I found a Nerf dart the other day.
This doesn’t sound particularly notable but it is because, you see, no more Nerf guns lurk in the house. Not a single one. No. 3, now a full-on, legit teenager, decided it was time. Time to get rid of them and clear out space — on the custom storage rack he and his dad built in his closet specifically for the toys — instead for his shoe collection, which now takes up all the room in his closet and his heart.
But boy once upon a time that kid loved Nerf stuff.
“Oh Mom, you have to see how cool this Nerf gun is,” was a frequent comment as No. 3 online window-shopped.
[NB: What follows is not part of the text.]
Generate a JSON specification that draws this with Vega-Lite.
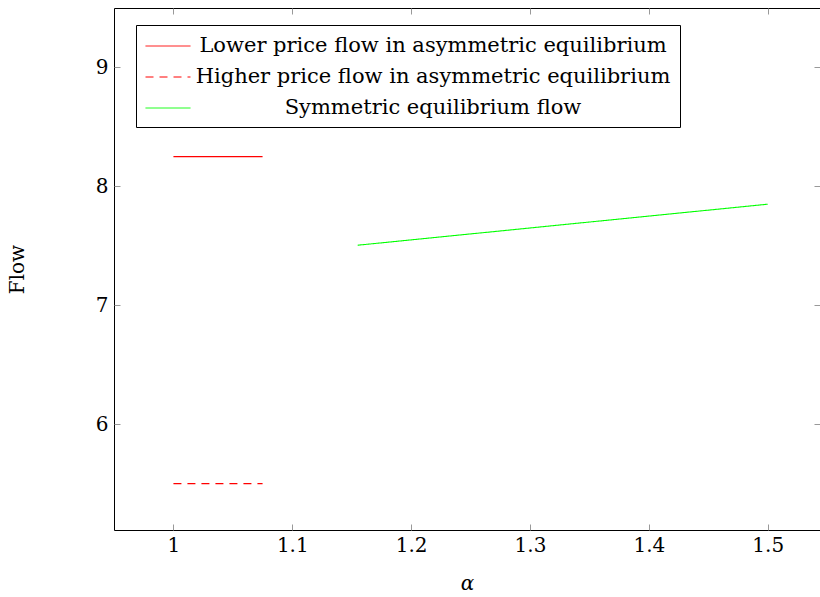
{
  "$schema": "https://vega.github.io/schema/vega-lite/v6.json",
  "autosize": "none",
  "padding": {"left": 114, "top": 8, "right": 0, "bottom": 67},
  "width": 706,
  "height": 522,
  "background": "white",
  "config": {
    "view": {"stroke": "black", "strokeWidth": 1},
    "font": "DejaVu Serif",
    "axis": {
      "grid": false,
      "domain": false,
      "tickColor": "#999999",
      "tickSize": -6,
      "labelFont": "DejaVu Serif",
      "labelFontSize": 20,
      "labelColor": "black",
      "titleFont": "DejaVu Serif",
      "titleFontSize": 20,
      "titleFontWeight": "normal",
      "titleColor": "black"
    }
  },
  "data": {
    "values": [
      {"series": "Lower price flow in asymmetric equilibrium", "alpha": 1.0, "flow": 8.25},
      {"series": "Lower price flow in asymmetric equilibrium", "alpha": 1.075, "flow": 8.25},
      {"series": "Higher price flow in asymmetric equilibrium", "alpha": 1.0, "flow": 5.5},
      {"series": "Higher price flow in asymmetric equilibrium", "alpha": 1.075, "flow": 5.5},
      {"series": "Symmetric equilibrium flow", "alpha": 1.155, "flow": 7.505},
      {"series": "Symmetric equilibrium flow", "alpha": 1.3, "flow": 7.65},
      {"series": "Symmetric equilibrium flow", "alpha": 1.5, "flow": 7.85}
    ]
  },
  "layer": [
    {
      "mark": {"type": "line", "strokeWidth": 1.1},
      "encoding": {
        "x": {
          "field": "alpha", "type": "quantitative",
          "scale": {"domain": [0.95, 1.544], "nice": false, "zero": false},
          "axis": {"orient": "bottom", "values": [1, 1.1, 1.2, 1.3, 1.4, 1.5], "format": "~g", "title": "α", "titleFontStyle": "italic", "labelPadding": 11, "titlePadding": 18}
        },
        "y": {
          "field": "flow", "type": "quantitative",
          "scale": {"domain": [5.11, 9.5], "nice": false, "zero": false},
          "axis": {"orient": "left", "values": [6, 7, 8, 9], "format": "d", "title": "Flow", "labelPadding": 12, "titlePadding": 68}
        },
        "color": {
          "field": "series", "type": "nominal",
          "scale": {
            "domain": ["Lower price flow in asymmetric equilibrium", "Higher price flow in asymmetric equilibrium", "Symmetric equilibrium flow"],
            "range": ["#ff0000", "#ff0000", "#00ff00"]
          },
          "legend": {
            "title": null,
            "orient": "none",
            "legendX": 22,
            "legendY": 17,
            "strokeColor": "black",
            "fillColor": "white",
            "padding": 9,
            "symbolType": "M-2,0H2",
            "symbolSize": 506,
            "symbolOffset": 11,
            "symbolStrokeWidth": 1,
            "labelFont": "DejaVu Serif",
            "labelFontSize": 21,
            "labelColor": "black",
            "labelLimit": 1000,
            "labelAlign": "center",
            "labelOffset": 253,
            "rowPadding": 9
          }
        },
        "strokeDash": {
          "field": "series", "type": "nominal",
          "scale": {
            "domain": ["Lower price flow in asymmetric equilibrium", "Higher price flow in asymmetric equilibrium", "Symmetric equilibrium flow"],
            "range": [[1, 0], [8, 6], [1, 0]]
          },
          "legend": {
            "title": null,
            "orient": "none",
            "legendX": 22,
            "legendY": 17
          }
        }
      }
    },
    {
      "mark": {"type": "rule", "opacity": 0},
      "encoding": {
        "x": {
          "field": "alpha", "type": "quantitative",
          "axis": {"orient": "top", "values": [1, 1.1, 1.2, 1.3, 1.4, 1.5], "labels": false, "title": null}
        },
        "y": {
          "field": "flow", "type": "quantitative",
          "axis": {"orient": "right", "values": [6, 7, 8, 9], "labels": false, "title": null}
        }
      }
    }
  ]
}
For years, his Christmas lists were full of them. He asked for the Nerf Zombie Strike ZED Squad Longshot CS-12 Blaster, a bargain at $34.99, which boasted a long-range targeting scope to better zap zombies (or a poor mom caught in the crossfire of a Nerf war). He really wanted, but held out little hope for, the no-longer made Nerf Vulcan, which was only, like, the greatest, most amazeballs Nerf EVER and worked like a machine gun. True story: The vintage toy cost more than $300 when you could find it on collector’s sites. How can something made of colored plastic and foam cost more than a Kia Soul? Anyway, one Christmas, that is what this kid so desperately wanted and his dad, ever the frugal one up for a challenge, set out to find all the parts and recreated this impressive piece of machinery. In the end, he probably shelled out $300, which included a four-hour round-trip drive to get one of the pieces, purchased on eBay — local pickup only. That is love. Or stubbornness. Sometimes they’re hard to tease apart.
More than once, I was working away at my desk in the middle of the house when a Nerf war would break out around me. More than once, a forgotten piece of Nerf ammo jacked up the vacuum. More than once, I plucked foam out of the littlest dog’s mouth. The darts make for very good chewing, and I would guess the hard plastic piece on the end would also make an excellent bowel obstruction that would cost a pretty penny for a vet to surgically remove. Amazingly, thankfully, we never found out for sure.
I’d find darts in the couch cushions, behind the washing machine, in the car, they were everywhere. It drove me insane. So weird how I could spot them immediately, but No. 3 seemed to develop Nerf dart blindness to all the blue and orange pieces littering the floor.
Now Nerf is no more. No. 3 has moved on. Moved on from them like he did the Bakugans and Hexbugs and like his sisters abandoned My Little Pony and Pokemon.
The other day, I was pulling out one of my shoe boxes when what happened to be stuck behind it? Something very familiar — a cylindrical blue dart topped with an orange tip. I leaned over to pick it up. I rolled the dart over in my hand, marveling at its unmarred foamness, no bite marks anywhere, as I walked over to the trash can. I popped the lid open, then closed it and instead moseyed over to my desk, dropping the dart in the top drawer. For safe keeping.